*The task*
Transcribe each line of the material as it is, and drop any picture.

#### Dataset extract ####

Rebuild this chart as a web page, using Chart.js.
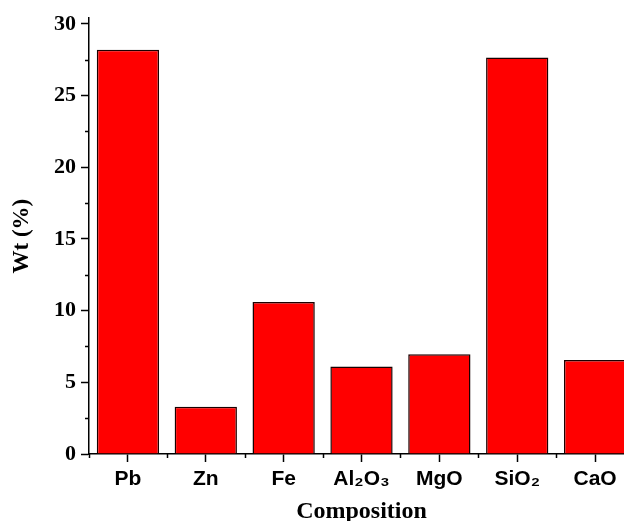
<!DOCTYPE html>
<html>
<head>
<meta charset="utf-8">
<script src="https://cdn.jsdelivr.net/npm/chart.js@4/dist/chart.umd.min.js"></script>
<style>
  html, body { margin: 0; padding: 0; background: #fff; overflow: hidden; }
  #wrap { width: 624px; height: 521px; overflow: hidden; position: relative; }
  canvas { display: block; }
</style>
</head>
<body>
<div id="wrap"><canvas id="chart" width="640" height="521"></canvas></div>
<script>
// ---- data ----
const categories = ['Pb', 'Zn', 'Fe', 'Al\u2082O\u2083', 'MgO', 'SiO\u2082', 'CaO'];
const wtValues = [28.2, 3.3, 10.6, 6.1, 6.95, 27.65, 6.55];
const yMajorTicks = [0, 5, 10, 15, 20, 25, 30];
const yMinorTicks = [2.5, 7.5, 12.5, 17.5, 22.5, 27.5];

// minor ticks on both axes
const minorTicks = {
  id: 'minorTicks',
  afterDraw(chart) {
    const { ctx, scales: { x, y } } = chart;
    ctx.save();
    ctx.strokeStyle = '#000';
    ctx.lineWidth = 1.5;
    ctx.beginPath();
    yMinorTicks.forEach(v => {
      const py = Math.round(y.getPixelForValue(v)) + 0.5;
      ctx.moveTo(x.left - 4, py);
      ctx.lineTo(x.left, py);
    });
    const half = (x.getPixelForValue(1) - x.getPixelForValue(0)) / 2;
    for (let i = 0; i <= categories.length; i++) {
      const px = Math.round(x.getPixelForValue(i) - half) + 0.5;
      ctx.moveTo(px, y.bottom);
      ctx.lineTo(px, y.bottom + 4);
    }
    ctx.stroke();
    ctx.restore();
  }
};

new Chart(document.getElementById('chart'), {
  type: 'bar',
  data: {
    labels: categories,
    datasets: [{
      data: wtValues,
      backgroundColor: '#ff0000',
      borderColor: '#1a0000',
      borderWidth: 1.5,
      barPercentage: 0.8,
      categoryPercentage: 1.0
    }]
  },
  options: {
    responsive: false,
    devicePixelRatio: 1,
    animation: false,
    layout: { padding: { left: 0, right: 6, top: 16, bottom: 0 } },
    plugins: { legend: { display: false }, tooltip: { enabled: false } },
    scales: {
      x: {
        afterFit: s => { s.height = 67; },
        grid: { offset: false, drawOnChartArea: false, drawTicks: true, tickLength: 8, tickColor: '#000', tickWidth: 1.5 },
        border: { color: '#000', width: 1.5 },
        ticks: {
          color: '#000', padding: 5,
          font: { family: '"Liberation Sans", Arial, sans-serif', size: 21, weight: 'bold' }
        },
        title: {
          display: true, text: 'Composition', color: '#000',
          padding: { top: 0, bottom: 0 },
          font: { family: '"Liberation Serif", "Times New Roman", serif', size: 24, weight: 'bold', lineHeight: 0.75 }
        }
      },
      y: {
        min: 0,
        max: 30.4,
        afterFit: s => { s.width = 89; },
        afterBuildTicks: s => { s.ticks = yMajorTicks.map(v => ({ value: v })); },
        grid: { drawOnChartArea: false, drawTicks: true, tickLength: 8, tickColor: '#000', tickWidth: 1.5 },
        border: { color: '#000', width: 1.5 },
        ticks: {
          color: '#000', padding: 5,
          font: { family: '"Liberation Serif", "Times New Roman", serif', size: 22, weight: 'bold' }
        },
        title: {
          display: true, text: 'Wt (%)', color: '#000',
          padding: { top: 8, bottom: 0 },
          font: { family: '"Liberation Serif", "Times New Roman", serif', size: 23, weight: 'bold' }
        }
      }
    }
  },
  plugins: [minorTicks]
});
</script>
</body>
</html>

####

*Response below*
Rebuild this chart as a web page, using Chart.js.
<!DOCTYPE html>
<html>
<head>
<meta charset="utf-8">
<script src="https://cdn.jsdelivr.net/npm/chart.js@4/dist/chart.umd.min.js"></script>
<style>
  html, body { margin: 0; padding: 0; background: #fff; overflow: hidden; }
  #wrap { width: 624px; height: 521px; overflow: hidden; position: relative; }
  canvas { display: block; }
</style>
</head>
<body>
<div id="wrap"><canvas id="chart" width="640" height="521"></canvas></div>
<script>
// ---- data ----
const categories = ['Pb', 'Zn', 'Fe', 'Al\u2082O\u2083', 'MgO', 'SiO\u2082', 'CaO'];
const wtValues = [28.2, 3.3, 10.6, 6.1, 6.95, 27.65, 6.55];
const yMajorTicks = [0, 5, 10, 15, 20, 25, 30];
const yMinorTicks = [2.5, 7.5, 12.5, 17.5, 22.5, 27.5];

// minor ticks on both axes
const minorTicks = {
  id: 'minorTicks',
  afterDraw(chart) {
    const { ctx, scales: { x, y } } = chart;
    ctx.save();
    ctx.strokeStyle = '#000';
    ctx.lineWidth = 1.5;
    ctx.beginPath();
    yMinorTicks.forEach(v => {
      const py = Math.round(y.getPixelForValue(v)) + 0.5;
      ctx.moveTo(x.left - 4, py);
      ctx.lineTo(x.left, py);
    });
    const half = (x.getPixelForValue(1) - x.getPixelForValue(0)) / 2;
    for (let i = 0; i <= categories.length; i++) {
      const px = Math.round(x.getPixelForValue(i) - half) + 0.5;
      ctx.moveTo(px, y.bottom);
      ctx.lineTo(px, y.bottom + 4);
    }
    ctx.stroke();
    ctx.restore();
  }
};

new Chart(document.getElementById('chart'), {
  type: 'bar',
  data: {
    labels: categories,
    datasets: [{
      data: wtValues,
      backgroundColor: '#ff0000',
      borderColor: '#1a0000',
      borderWidth: 1.5,
      barPercentage: 0.8,
      categoryPercentage: 1.0
    }]
  },
  options: {
    responsive: false,
    devicePixelRatio: 1,
    animation: false,
    layout: { padding: { left: 0, right: 6, top: 16, bottom: 0 } },
    plugins: { legend: { display: false }, tooltip: { enabled: false } },
    scales: {
      x: {
        afterFit: s => { s.height = 67; },
        grid: { offset: false, drawOnChartArea: false, drawTicks: true, tickLength: 8, tickColor: '#000', tickWidth: 1.5 },
        border: { color: '#000', width: 1.5 },
        ticks: {
          color: '#000', padding: 5,
          font: { family: '"Liberation Sans", Arial, sans-serif', size: 21, weight: 'bold' }
        },
        title: {
          display: true, text: 'Composition', color: '#000',
          padding: { top: 0, bottom: 0 },
          font: { family: '"Liberation Serif", "Times New Roman", serif', size: 24, weight: 'bold', lineHeight: 0.75 }
        }
      },
      y: {
        min: 0,
        max: 30.4,
        afterFit: s => { s.width = 89; },
        afterBuildTicks: s => { s.ticks = yMajorTicks.map(v => ({ value: v })); },
        grid: { drawOnChartArea: false, drawTicks: true, tickLength: 8, tickColor: '#000', tickWidth: 1.5 },
        border: { color: '#000', width: 1.5 },
        ticks: {
          color: '#000', padding: 5,
          font: { family: '"Liberation Serif", "Times New Roman", serif', size: 22, weight: 'bold' }
        },
        title: {
          display: true, text: 'Wt (%)', color: '#000',
          padding: { top: 8, bottom: 0 },
          font: { family: '"Liberation Serif", "Times New Roman", serif', size: 23, weight: 'bold' }
        }
      }
    }
  },
  plugins: [minorTicks]
});
</script>
</body>
</html>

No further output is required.